Step 11: Dry Fit and Nail
- Air Brad Nailer
- 1" Brad Nails
Now it is time to assemble the box.
Before nailing I dry fitted the four sides to be sure I had all sides cut to the correct length. I used an air gun brad nailer with 1 inch brad nails to fasten all pieces together.
Step 12: Add Support Blocks
Tools and Materials:
- Scrap pieces of wood.
- Wood glue.
With some of the scrap pieces I added 4 support blocks inside the box, one in each corner. Purpose of the blocks is to hold the backer board of the box in place and allow for space for the LED battery pack.
These blocks were easily glued in place with some wood glue.
Step 13: Apply a Finish to Wood
Tools and Materials:
- 2 pieces lint free rag material.
- stain of your choice.
I had some leftover cherry stain I thought would look nice on the project. I applied a liberal amount of stain with a rag then wiped off excess with a clean rag.
Let it dry overnight then apply a clear coat.
Clear Coat Finish
I used a spray clear coat to simply protect the stain finish.
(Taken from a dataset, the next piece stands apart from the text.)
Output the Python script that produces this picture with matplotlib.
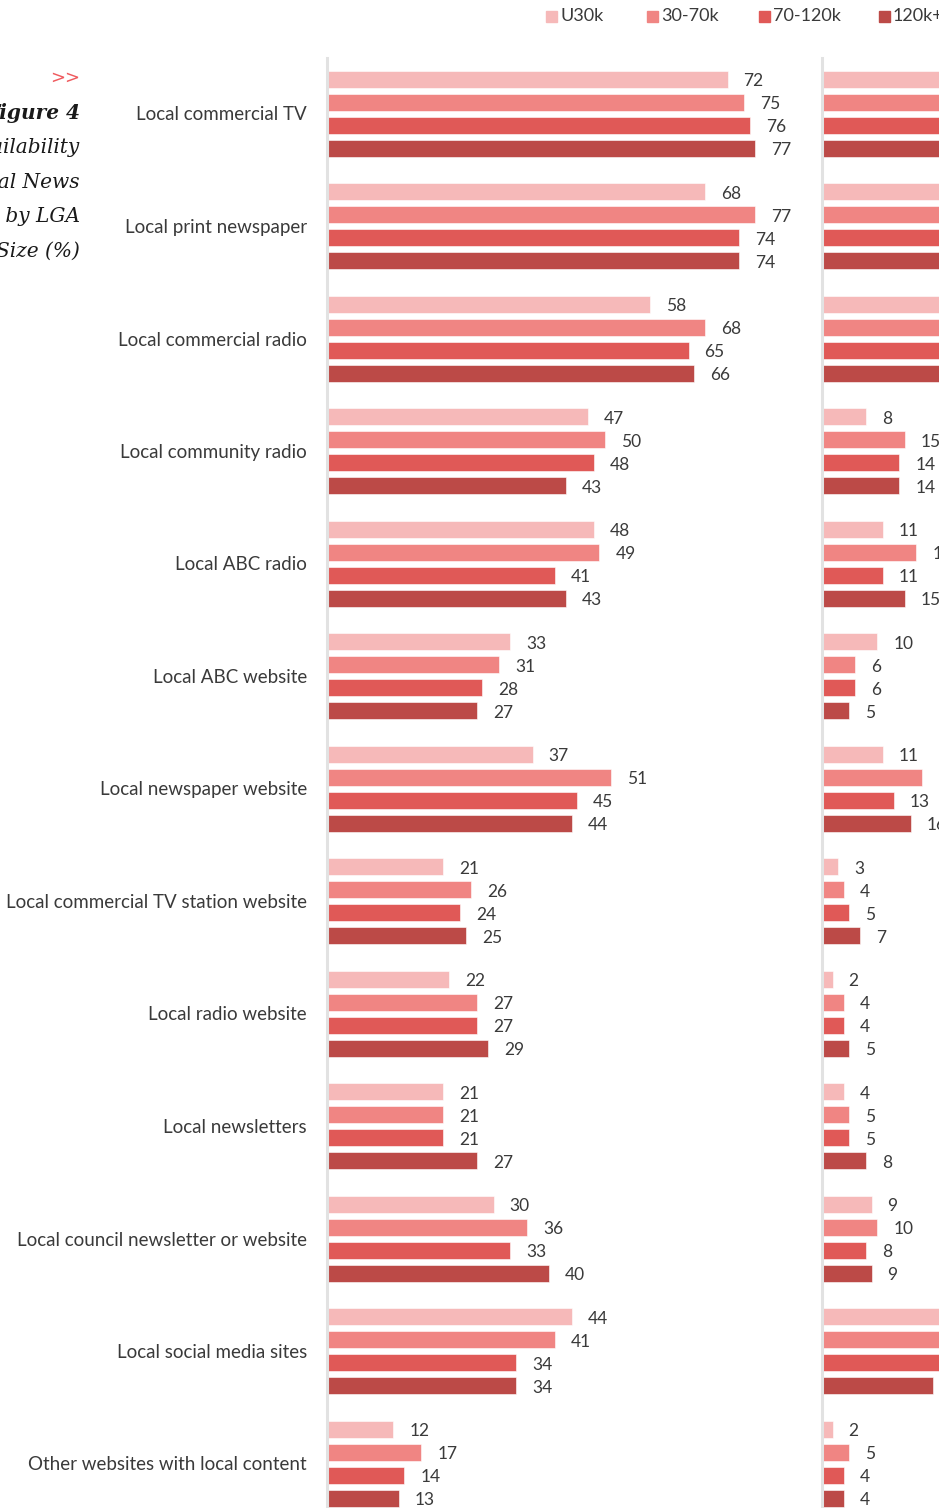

Again, some spare materials I pulled from the paint cabinet.
- Spray even coat over entire project and let dry 2 hours.
- Light sanding with 220 grit sandpaper to even out the finish.
- Wipe sanding dust.
- Apply 2 more coats of spray clear coat
Step 14: Install LED Lighting
Tools and Materials:
- Hot Glue Gun
- Glue Sticks
- Battery powered led lights (10 ft)
- 3 AA batteries
I have used these LED lights in the past for some other Instructables and like them. They seem reasonably priced and very easy to work with. This string is powered by 3 AA batteries and 10 ft. long.
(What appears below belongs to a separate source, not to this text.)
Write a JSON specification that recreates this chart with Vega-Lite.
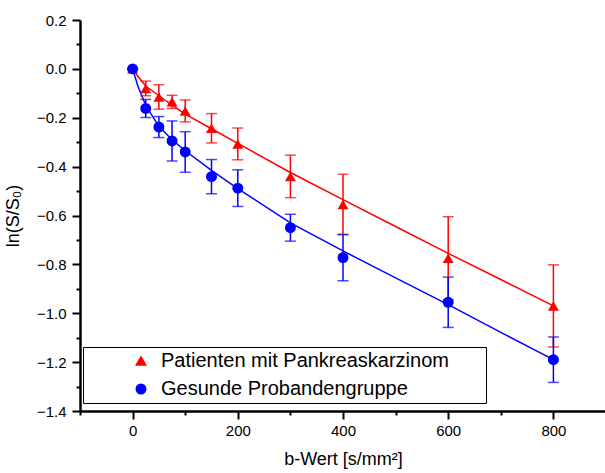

- Decide where your battery pack will be placed so to be hidden from the outside.
- Start stringing lights from the battery pack end.
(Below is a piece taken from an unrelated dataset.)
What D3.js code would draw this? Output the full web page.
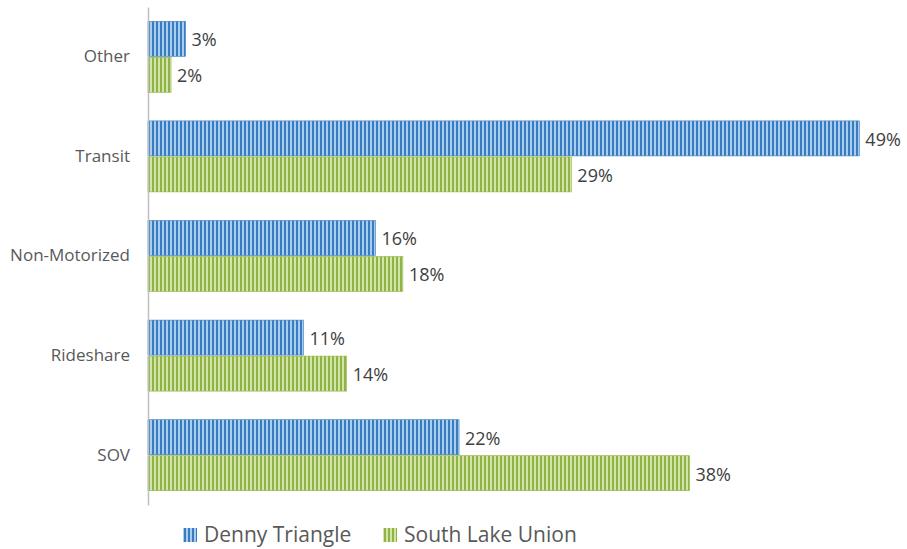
<!DOCTYPE html>
<html><head><meta charset="utf-8">
<script src="https://cdn.jsdelivr.net/npm/d3@7"></script>
<style>body{margin:0;background:#fff;} svg{display:block;font-family:"Open Sans","Noto Sans",sans-serif;}</style>
</head><body>
<svg id="c" width="907" height="549"></svg>
<script>
const categories = ["Other","Transit","Non-Motorized","Rideshare","SOV"];
const seriesNames = ["Denny Triangle","South Lake Union"];
const dennyTriangle = [2.6, 49.4, 15.8, 10.8, 21.6];
const southLakeUnion = [1.6, 29.4, 17.7, 13.8, 37.6];
const xDomainMax = 50;

const colors = [{dark:"#3a7cc0", light:"#a9cdee"},{dark:"#8fb347", light:"#d2e5a6"}];
const svg = d3.select("#c");
const defs = svg.append("defs");
colors.forEach((c,i)=>{
  const p = defs.append("pattern").attr("id","pat"+i).attr("patternUnits","userSpaceOnUse")
    .attr("width",4).attr("height",4);
  p.append("rect").attr("width",4).attr("height",4).attr("fill",c.light);
  p.append("rect").attr("width",2).attr("height",4).attr("fill",c.dark);
});

const x = d3.scaleLinear().domain([0,xDomainMax]).range([148,868]);
const y = d3.scaleBand().domain(categories).range([7,505]);
const inner = d3.scaleBand().domain(seriesNames).range([0,72]);
const fmt = v => d3.format(".0f")(v) + "%";

const data = categories.map((c,i)=>({cat:c, vals:[dennyTriangle[i], southLakeUnion[i]]}));

const g = svg.append("g");
data.forEach(d=>{
  d.vals.forEach((v,si)=>{
    const y0 = y(d.cat) + (y.bandwidth()-72)/2 + inner(seriesNames[si]);
    g.append("rect").attr("x",x(0)).attr("y",y0+0.5).attr("width",x(v)-x(0)).attr("height",inner.bandwidth()-1)
      .attr("fill","url(#pat"+si+")").attr("stroke",colors[si].dark).attr("stroke-width",0.6);
    g.append("text").attr("x",x(v)+6).attr("y",y0+inner.bandwidth()/2+1).attr("dy","0.35em")
      .attr("font-size",18).attr("fill","#404040").text(fmt(v));
  });
});

const yAxis = d3.axisLeft(y).tickSize(0).tickPadding(18);
const ya = svg.append("g").attr("transform","translate(148,0)").call(yAxis);
ya.select(".domain").attr("stroke","#bfbfbf").attr("stroke-width",1.5);
ya.selectAll("text").attr("font-size",17).attr("fill","#595959").attr("font-family","'Open Sans','Noto Sans',sans-serif");

const leg = svg.append("g");
const legX = [183, 383];
seriesNames.forEach((n,i)=>{
  leg.append("rect").attr("x",legX[i]).attr("y",528).attr("width",14).attr("height",14)
    .attr("fill","url(#pat"+i+")");
  leg.append("text").attr("x",legX[i]+21).attr("y",535).attr("dy","0.35em")
    .attr("font-size",21).attr("fill","#595959").text(n);
});
</script>
</body></html>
- String lights around outside edge of box. Be sure the lights are below the stopper blocks that will back of box will rest on.
- Apply hot glue every couple inches on the string.
- Continue with stringing and gluing by evenly spacing the lights.
Step 15: Velcro Is Your Friend
Use Velcro Tape...
- Tape is used to fasten battery pack inside box.
- Tape is used to fasten backer board to stopper blocks inside box.
You will need to access the inside of the box to change batteries. So, be sure to fasten the backer board for easy access.
- Turn battery pack on.
- Install backer board to Velcro fasteners in side box.
Step 16: Enjoy!
An Amazing Demon Light Box!
Hope you find the Instructable valuable. This was a learn as you go type project for me. Especially working on the scroll table saw. About half way through the project I had to collect my patience due to all of the stops I had to make to remove blade, adjust wood, and reinstall blade.
I will make one modification to this in the near future. That will be to install an exterior switch so that I do not need to open the back of the box to switch on and off the battery pack. I had planned on installing a switch, but... could not find one! In my piles and boxes of stuff... just could not locate one. It should be an easy modification though.
- Cut wire between battery pack and lights.
- Drill hole in side of box for switch.
- Connect wires to switch.
- Install Switch.
Another possible modification would be to activate with a motion sensor!
After seeing the finished product, if I were to take on this challenge again I would not use a stain finish. Instead I will paint the box a dark green and paint the backer board white. This will give a good contrasting look during the daylight hours without a need for the LED. In the dark I think it will really let the Demon cutout POP!